** START OF PROVIDED MATERIAL **

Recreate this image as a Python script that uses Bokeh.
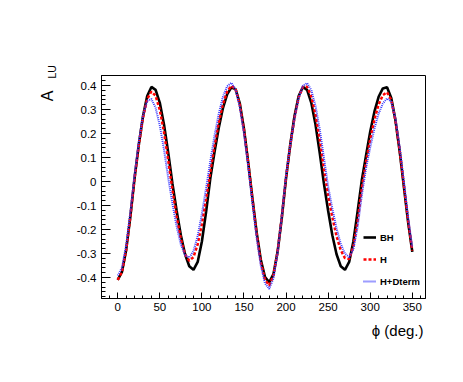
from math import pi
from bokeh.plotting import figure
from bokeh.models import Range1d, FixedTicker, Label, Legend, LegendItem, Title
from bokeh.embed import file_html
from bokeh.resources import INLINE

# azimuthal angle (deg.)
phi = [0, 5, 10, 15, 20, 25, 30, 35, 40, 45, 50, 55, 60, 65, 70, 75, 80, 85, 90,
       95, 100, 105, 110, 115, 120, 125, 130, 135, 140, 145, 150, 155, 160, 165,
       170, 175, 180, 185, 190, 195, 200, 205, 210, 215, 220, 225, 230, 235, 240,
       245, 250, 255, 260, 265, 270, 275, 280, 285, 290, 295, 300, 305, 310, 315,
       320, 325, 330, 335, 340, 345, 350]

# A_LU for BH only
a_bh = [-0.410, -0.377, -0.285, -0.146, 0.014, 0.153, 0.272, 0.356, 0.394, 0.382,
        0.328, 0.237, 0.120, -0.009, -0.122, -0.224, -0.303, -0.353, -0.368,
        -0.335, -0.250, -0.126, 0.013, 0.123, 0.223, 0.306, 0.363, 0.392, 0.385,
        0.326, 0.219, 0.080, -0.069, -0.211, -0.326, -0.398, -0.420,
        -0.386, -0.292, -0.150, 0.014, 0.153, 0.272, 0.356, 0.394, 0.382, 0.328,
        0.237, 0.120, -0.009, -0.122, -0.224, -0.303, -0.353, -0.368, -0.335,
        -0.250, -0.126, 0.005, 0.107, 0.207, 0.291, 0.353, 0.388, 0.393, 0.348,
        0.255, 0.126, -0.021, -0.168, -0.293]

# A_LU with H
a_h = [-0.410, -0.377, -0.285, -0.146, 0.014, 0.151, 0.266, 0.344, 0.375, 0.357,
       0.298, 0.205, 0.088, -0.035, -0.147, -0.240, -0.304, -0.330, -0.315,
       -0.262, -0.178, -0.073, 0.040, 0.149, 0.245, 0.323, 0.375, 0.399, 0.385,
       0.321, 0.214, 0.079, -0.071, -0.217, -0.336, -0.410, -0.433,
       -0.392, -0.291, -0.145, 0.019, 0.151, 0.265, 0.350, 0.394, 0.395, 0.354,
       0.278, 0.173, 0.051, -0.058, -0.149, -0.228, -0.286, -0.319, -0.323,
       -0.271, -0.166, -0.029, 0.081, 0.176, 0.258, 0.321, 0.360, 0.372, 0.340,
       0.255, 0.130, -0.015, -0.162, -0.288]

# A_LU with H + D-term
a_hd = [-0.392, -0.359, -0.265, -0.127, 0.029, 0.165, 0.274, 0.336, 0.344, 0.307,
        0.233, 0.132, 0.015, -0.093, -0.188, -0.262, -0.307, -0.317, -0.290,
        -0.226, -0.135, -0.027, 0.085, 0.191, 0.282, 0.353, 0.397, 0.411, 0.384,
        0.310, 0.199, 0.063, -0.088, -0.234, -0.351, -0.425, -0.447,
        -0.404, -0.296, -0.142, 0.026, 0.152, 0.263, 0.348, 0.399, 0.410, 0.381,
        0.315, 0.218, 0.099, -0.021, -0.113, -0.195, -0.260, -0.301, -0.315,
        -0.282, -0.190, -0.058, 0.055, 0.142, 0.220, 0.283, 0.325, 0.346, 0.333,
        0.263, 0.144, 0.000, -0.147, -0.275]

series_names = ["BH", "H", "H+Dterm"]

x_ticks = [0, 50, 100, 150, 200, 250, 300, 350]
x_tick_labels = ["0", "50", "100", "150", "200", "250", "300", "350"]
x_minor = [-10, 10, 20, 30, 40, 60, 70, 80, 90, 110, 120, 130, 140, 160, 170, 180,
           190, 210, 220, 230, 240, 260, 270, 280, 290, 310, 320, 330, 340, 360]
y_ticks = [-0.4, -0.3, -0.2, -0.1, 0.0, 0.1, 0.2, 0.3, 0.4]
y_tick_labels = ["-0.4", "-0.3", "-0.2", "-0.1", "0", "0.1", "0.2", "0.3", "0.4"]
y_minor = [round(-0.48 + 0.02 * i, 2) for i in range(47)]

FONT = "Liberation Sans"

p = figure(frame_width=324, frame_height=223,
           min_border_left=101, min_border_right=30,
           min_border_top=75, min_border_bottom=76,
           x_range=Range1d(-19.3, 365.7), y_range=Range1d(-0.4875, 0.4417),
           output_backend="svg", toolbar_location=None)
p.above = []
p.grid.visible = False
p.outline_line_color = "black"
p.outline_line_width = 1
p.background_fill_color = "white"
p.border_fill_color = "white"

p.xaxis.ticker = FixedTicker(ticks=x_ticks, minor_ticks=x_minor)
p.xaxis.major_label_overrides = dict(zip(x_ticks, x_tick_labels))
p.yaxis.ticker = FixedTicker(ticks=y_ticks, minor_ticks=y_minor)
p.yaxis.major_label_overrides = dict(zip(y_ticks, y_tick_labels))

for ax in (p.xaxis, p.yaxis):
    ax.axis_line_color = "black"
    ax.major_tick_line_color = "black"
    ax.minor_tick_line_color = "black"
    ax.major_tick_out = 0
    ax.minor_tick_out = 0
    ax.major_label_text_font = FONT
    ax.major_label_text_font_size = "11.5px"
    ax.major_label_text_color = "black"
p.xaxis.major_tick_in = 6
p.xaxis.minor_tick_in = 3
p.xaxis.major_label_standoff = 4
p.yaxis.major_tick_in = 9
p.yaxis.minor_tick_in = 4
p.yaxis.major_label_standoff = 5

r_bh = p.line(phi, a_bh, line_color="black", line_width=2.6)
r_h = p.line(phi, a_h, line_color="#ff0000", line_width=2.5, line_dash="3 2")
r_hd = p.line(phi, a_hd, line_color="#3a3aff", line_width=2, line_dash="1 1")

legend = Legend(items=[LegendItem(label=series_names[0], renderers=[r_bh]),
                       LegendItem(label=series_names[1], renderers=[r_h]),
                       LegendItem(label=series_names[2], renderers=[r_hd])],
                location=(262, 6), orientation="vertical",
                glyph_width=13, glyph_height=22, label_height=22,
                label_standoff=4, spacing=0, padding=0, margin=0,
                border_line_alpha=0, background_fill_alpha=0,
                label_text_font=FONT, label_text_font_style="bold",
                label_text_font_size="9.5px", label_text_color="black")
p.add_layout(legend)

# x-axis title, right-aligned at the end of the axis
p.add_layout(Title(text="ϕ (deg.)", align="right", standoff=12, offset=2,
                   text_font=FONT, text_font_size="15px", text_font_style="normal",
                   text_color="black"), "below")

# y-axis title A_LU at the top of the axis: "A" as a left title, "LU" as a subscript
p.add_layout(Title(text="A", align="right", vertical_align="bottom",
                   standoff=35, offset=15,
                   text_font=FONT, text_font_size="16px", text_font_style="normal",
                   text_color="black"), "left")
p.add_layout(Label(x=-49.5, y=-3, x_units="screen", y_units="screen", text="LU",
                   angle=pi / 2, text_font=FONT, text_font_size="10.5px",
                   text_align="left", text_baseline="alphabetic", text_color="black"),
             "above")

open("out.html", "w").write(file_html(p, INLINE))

** END OF PROVIDED MATERIAL **

- **REQUEST**: Without including any picture, repeat the data exactly.

- **EXERCISE SOLUTION**:
Recreate this image as a Python script that uses Bokeh.
from math import pi
from bokeh.plotting import figure
from bokeh.models import Range1d, FixedTicker, Label, Legend, LegendItem, Title
from bokeh.embed import file_html
from bokeh.resources import INLINE

# azimuthal angle (deg.)
phi = [0, 5, 10, 15, 20, 25, 30, 35, 40, 45, 50, 55, 60, 65, 70, 75, 80, 85, 90,
       95, 100, 105, 110, 115, 120, 125, 130, 135, 140, 145, 150, 155, 160, 165,
       170, 175, 180, 185, 190, 195, 200, 205, 210, 215, 220, 225, 230, 235, 240,
       245, 250, 255, 260, 265, 270, 275, 280, 285, 290, 295, 300, 305, 310, 315,
       320, 325, 330, 335, 340, 345, 350]

# A_LU for BH only
a_bh = [-0.410, -0.377, -0.285, -0.146, 0.014, 0.153, 0.272, 0.356, 0.394, 0.382,
        0.328, 0.237, 0.120, -0.009, -0.122, -0.224, -0.303, -0.353, -0.368,
        -0.335, -0.250, -0.126, 0.013, 0.123, 0.223, 0.306, 0.363, 0.392, 0.385,
        0.326, 0.219, 0.080, -0.069, -0.211, -0.326, -0.398, -0.420,
        -0.386, -0.292, -0.150, 0.014, 0.153, 0.272, 0.356, 0.394, 0.382, 0.328,
        0.237, 0.120, -0.009, -0.122, -0.224, -0.303, -0.353, -0.368, -0.335,
        -0.250, -0.126, 0.005, 0.107, 0.207, 0.291, 0.353, 0.388, 0.393, 0.348,
        0.255, 0.126, -0.021, -0.168, -0.293]

# A_LU with H
a_h = [-0.410, -0.377, -0.285, -0.146, 0.014, 0.151, 0.266, 0.344, 0.375, 0.357,
       0.298, 0.205, 0.088, -0.035, -0.147, -0.240, -0.304, -0.330, -0.315,
       -0.262, -0.178, -0.073, 0.040, 0.149, 0.245, 0.323, 0.375, 0.399, 0.385,
       0.321, 0.214, 0.079, -0.071, -0.217, -0.336, -0.410, -0.433,
       -0.392, -0.291, -0.145, 0.019, 0.151, 0.265, 0.350, 0.394, 0.395, 0.354,
       0.278, 0.173, 0.051, -0.058, -0.149, -0.228, -0.286, -0.319, -0.323,
       -0.271, -0.166, -0.029, 0.081, 0.176, 0.258, 0.321, 0.360, 0.372, 0.340,
       0.255, 0.130, -0.015, -0.162, -0.288]

# A_LU with H + D-term
a_hd = [-0.392, -0.359, -0.265, -0.127, 0.029, 0.165, 0.274, 0.336, 0.344, 0.307,
        0.233, 0.132, 0.015, -0.093, -0.188, -0.262, -0.307, -0.317, -0.290,
        -0.226, -0.135, -0.027, 0.085, 0.191, 0.282, 0.353, 0.397, 0.411, 0.384,
        0.310, 0.199, 0.063, -0.088, -0.234, -0.351, -0.425, -0.447,
        -0.404, -0.296, -0.142, 0.026, 0.152, 0.263, 0.348, 0.399, 0.410, 0.381,
        0.315, 0.218, 0.099, -0.021, -0.113, -0.195, -0.260, -0.301, -0.315,
        -0.282, -0.190, -0.058, 0.055, 0.142, 0.220, 0.283, 0.325, 0.346, 0.333,
        0.263, 0.144, 0.000, -0.147, -0.275]

series_names = ["BH", "H", "H+Dterm"]

x_ticks = [0, 50, 100, 150, 200, 250, 300, 350]
x_tick_labels = ["0", "50", "100", "150", "200", "250", "300", "350"]
x_minor = [-10, 10, 20, 30, 40, 60, 70, 80, 90, 110, 120, 130, 140, 160, 170, 180,
           190, 210, 220, 230, 240, 260, 270, 280, 290, 310, 320, 330, 340, 360]
y_ticks = [-0.4, -0.3, -0.2, -0.1, 0.0, 0.1, 0.2, 0.3, 0.4]
y_tick_labels = ["-0.4", "-0.3", "-0.2", "-0.1", "0", "0.1", "0.2", "0.3", "0.4"]
y_minor = [round(-0.48 + 0.02 * i, 2) for i in range(47)]

FONT = "Liberation Sans"

p = figure(frame_width=324, frame_height=223,
           min_border_left=101, min_border_right=30,
           min_border_top=75, min_border_bottom=76,
           x_range=Range1d(-19.3, 365.7), y_range=Range1d(-0.4875, 0.4417),
           output_backend="svg", toolbar_location=None)
p.above = []
p.grid.visible = False
p.outline_line_color = "black"
p.outline_line_width = 1
p.background_fill_color = "white"
p.border_fill_color = "white"

p.xaxis.ticker = FixedTicker(ticks=x_ticks, minor_ticks=x_minor)
p.xaxis.major_label_overrides = dict(zip(x_ticks, x_tick_labels))
p.yaxis.ticker = FixedTicker(ticks=y_ticks, minor_ticks=y_minor)
p.yaxis.major_label_overrides = dict(zip(y_ticks, y_tick_labels))

for ax in (p.xaxis, p.yaxis):
    ax.axis_line_color = "black"
    ax.major_tick_line_color = "black"
    ax.minor_tick_line_color = "black"
    ax.major_tick_out = 0
    ax.minor_tick_out = 0
    ax.major_label_text_font = FONT
    ax.major_label_text_font_size = "11.5px"
    ax.major_label_text_color = "black"
p.xaxis.major_tick_in = 6
p.xaxis.minor_tick_in = 3
p.xaxis.major_label_standoff = 4
p.yaxis.major_tick_in = 9
p.yaxis.minor_tick_in = 4
p.yaxis.major_label_standoff = 5

r_bh = p.line(phi, a_bh, line_color="black", line_width=2.6)
r_h = p.line(phi, a_h, line_color="#ff0000", line_width=2.5, line_dash="3 2")
r_hd = p.line(phi, a_hd, line_color="#3a3aff", line_width=2, line_dash="1 1")

legend = Legend(items=[LegendItem(label=series_names[0], renderers=[r_bh]),
                       LegendItem(label=series_names[1], renderers=[r_h]),
                       LegendItem(label=series_names[2], renderers=[r_hd])],
                location=(262, 6), orientation="vertical",
                glyph_width=13, glyph_height=22, label_height=22,
                label_standoff=4, spacing=0, padding=0, margin=0,
                border_line_alpha=0, background_fill_alpha=0,
                label_text_font=FONT, label_text_font_style="bold",
                label_text_font_size="9.5px", label_text_color="black")
p.add_layout(legend)

# x-axis title, right-aligned at the end of the axis
p.add_layout(Title(text="ϕ (deg.)", align="right", standoff=12, offset=2,
                   text_font=FONT, text_font_size="15px", text_font_style="normal",
                   text_color="black"), "below")

# y-axis title A_LU at the top of the axis: "A" as a left title, "LU" as a subscript
p.add_layout(Title(text="A", align="right", vertical_align="bottom",
                   standoff=35, offset=15,
                   text_font=FONT, text_font_size="16px", text_font_style="normal",
                   text_color="black"), "left")
p.add_layout(Label(x=-49.5, y=-3, x_units="screen", y_units="screen", text="LU",
                   angle=pi / 2, text_font=FONT, text_font_size="10.5px",
                   text_align="left", text_baseline="alphabetic", text_color="black"),
             "above")

open("out.html", "w").write(file_html(p, INLINE))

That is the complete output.